From this experience, I have learned what I will never allow again. 1) I will not allow myself to be the sole "creditor", 2) I will not be with a person I can not talk to about money, 3) I will not be with a person that will not be honest with me about their finances from the start (I allowed my late husband to not be honest because I gave him to much benefit of the doubt).

4) I will not live in a relationships where financial secrecy abounds.

So what will I allow? What do I want?

1) I want to be able to talk with the next man about money, his, mine and ours. To bring everything to the table and see where we both are, how we can help each other out and what we want to do seperately and respect those decisions.
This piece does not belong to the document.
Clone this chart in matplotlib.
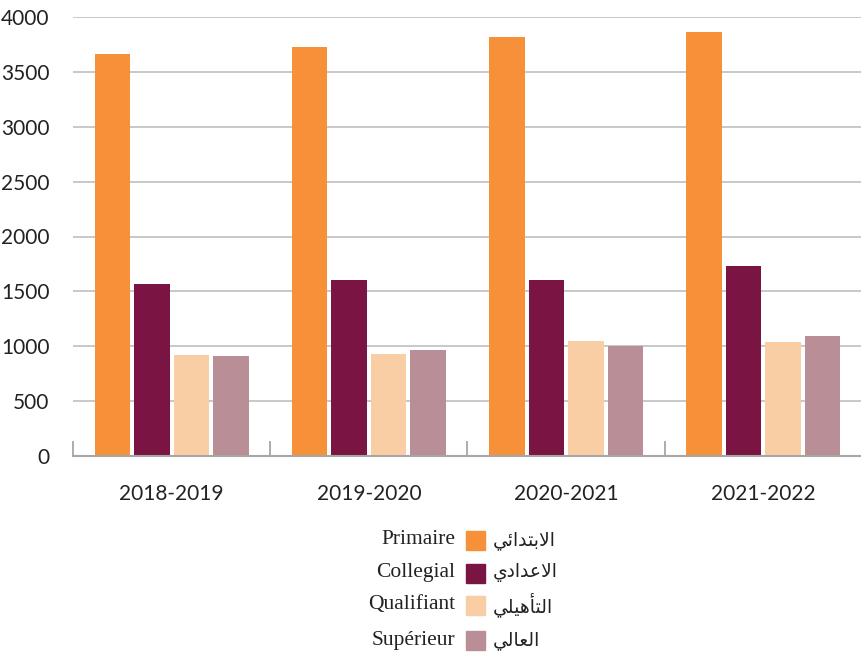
import numpy as np
import matplotlib
matplotlib.use('Agg')
import matplotlib.pyplot as plt
from matplotlib.patches import Rectangle

years = ['2018-2019', '2019-2020', '2020-2021', '2021-2022']
primaire = [3660, 3725, 3815, 3865]
collegial = [1565, 1600, 1600, 1730]
qualifiant = [920, 930, 1045, 1040]
superieur = [910, 965, 1000, 1095]

labels_fr = ['Primaire', 'Collegial', 'Qualifiant', 'Supérieur']
labels_ar = ['الابتدائي', 'الاعدادي', 'التأهيلي', 'العالي']
colors = ['#F6913A', '#7A1442', '#F9CEA5', '#BA8E97']

# minimal arabic shaping (matplotlib does no shaping / bidi)
FORMS = {
    'ا': ('\uFE8D', '\uFE8E', None, None),
    'أ': ('\uFE83', '\uFE84', None, None),
    'د': ('\uFEA9', '\uFEAA', None, None),
    'ب': ('\uFE8F', '\uFE90', '\uFE91', '\uFE92'),
    'ت': ('\uFE95', '\uFE96', '\uFE97', '\uFE98'),
    'ئ': ('\uFE89', '\uFE8A', '\uFE8B', '\uFE8C'),
    'ي': ('\uFEF1', '\uFEF2', '\uFEF3', '\uFEF4'),
    'ل': ('\uFEDD', '\uFEDE', '\uFEDF', '\uFEE0'),
    'ع': ('\uFEC9', '\uFECA', '\uFECB', '\uFECC'),
    'ه': ('\uFEE9', '\uFEEA', '\uFEEB', '\uFEEC'),
}
LAM_ALEF = {'ا': ('\uFEFB', '\uFEFC'), 'أ': ('\uFEF7', '\uFEF8')}


def shape(word):
    out = []
    prev_joins = False
    i = 0
    while i < len(word):
        c = word[i]
        if c == 'ل' and i + 1 < len(word) and word[i + 1] in LAM_ALEF:
            iso, fin = LAM_ALEF[word[i + 1]]
            out.append(fin if prev_joins else iso)
            prev_joins = False
            i += 2
            continue
        iso, fin, ini, med = FORMS[c]
        if ini is not None and i + 1 < len(word):
            out.append(med if prev_joins else ini)
            prev_joins = True
        else:
            out.append(fin if prev_joins else iso)
            prev_joins = False
        i += 1
    return ''.join(reversed(out))


plt.rcParams['font.family'] = ['Lato', 'DejaVu Sans']

fig = plt.figure(figsize=(8.62, 6.55), dpi=100)
ax = fig.add_axes([73 / 862, 199 / 655, 789 / 862, 439 / 655])

x = np.arange(len(years))
series = [primaire, collegial, qualifiant, superieur]
w = 0.18
step = 0.2
for k, vals in enumerate(series):
    ax.bar(x + (k - 1.5) * step, vals, width=w, color=colors[k], zorder=3)

ax.set_ylim(0, 4000)
ax.set_xlim(-0.5, 3.459)
ax.set_yticks(np.arange(0, 4001, 500))
ax.yaxis.grid(True, color='#C4C4C4', linewidth=1.3, zorder=0)
for s in ['left', 'right', 'top']:
    ax.spines[s].set_visible(False)
ax.spines['bottom'].set_color('#A6A6A6')
ax.spines['bottom'].set_linewidth(1.5)
ax.spines['bottom'].set_zorder(4)

ax.set_xticks(x)
ax.set_xticklabels(years, fontsize=15, color='#222222')
ax.set_xticks(np.arange(-0.5, 4, 1), minor=True)
ax.tick_params(axis='x', which='major', length=0, pad=20)
ax.tick_params(axis='x', which='minor', direction='in', length=11, color='#A6A6A6', width=1.3)
ax.tick_params(axis='y', length=0, pad=17, labelsize=15, labelcolor='#222222')

# legend below the chart, french on the left, arabic on the right
rows_y = [540, 573, 605, 640]
for k in range(4):
    yf = 1 - rows_y[k] / 655
    fig.text(455 / 862, yf, labels_fr[k], ha='right', va='center',
             fontsize=15.5, family='Liberation Serif', color='#222222')
    fig.patches.append(Rectangle((466 / 862, yf - 9.5 / 655), 19 / 862, 19 / 655,
                                 transform=fig.transFigure, color=colors[k]))
    fig.text(493 / 862, yf, shape(labels_ar[k]), ha='left', va='center',
             fontsize=13.5, family='DejaVu Sans', color='#222222')

fig.savefig('out.png', dpi=100)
To talk about money means to talk about bank accounts, credit scores, loans we have, any credits cards, everything. I will not ask him to tell me anything I am not willing to tell him. I want us to build our lives together, not in competition and not in secrecy. If he can't come to the table and discuss these things, there will be no future with him.

2) I want to take my experience and help others learn from it so they don't have to go through what I went through. I hope I am accomplishing that through writing these blogs and by writing my book. If you want to know more of my story and the addtional advice I provide in my book, you can look for The Road Less Traveled: A Story of Love, Hope, Pain and Everything In Between on Amazon, Barnes and Noble, iTunes, Book A Million (BAM), Audible.com (audio only), Kobo.com and the Kobo app and in Canada at !ndigo.com; Russell Books and McNally Robinson Books.

Money is a tool, use it well and don't let anyone use it to abuse or control you. You are better off single than with someone who does this to you, believe me.

I will close by saying God is still good. He always was, even when I was allowing things to go on financially that I should not have been. He saw everything and He made a way. He can make a way for you too. You can avoid the trap I fell into as well by heading my advice.

Remember, love does not use, abuse or control.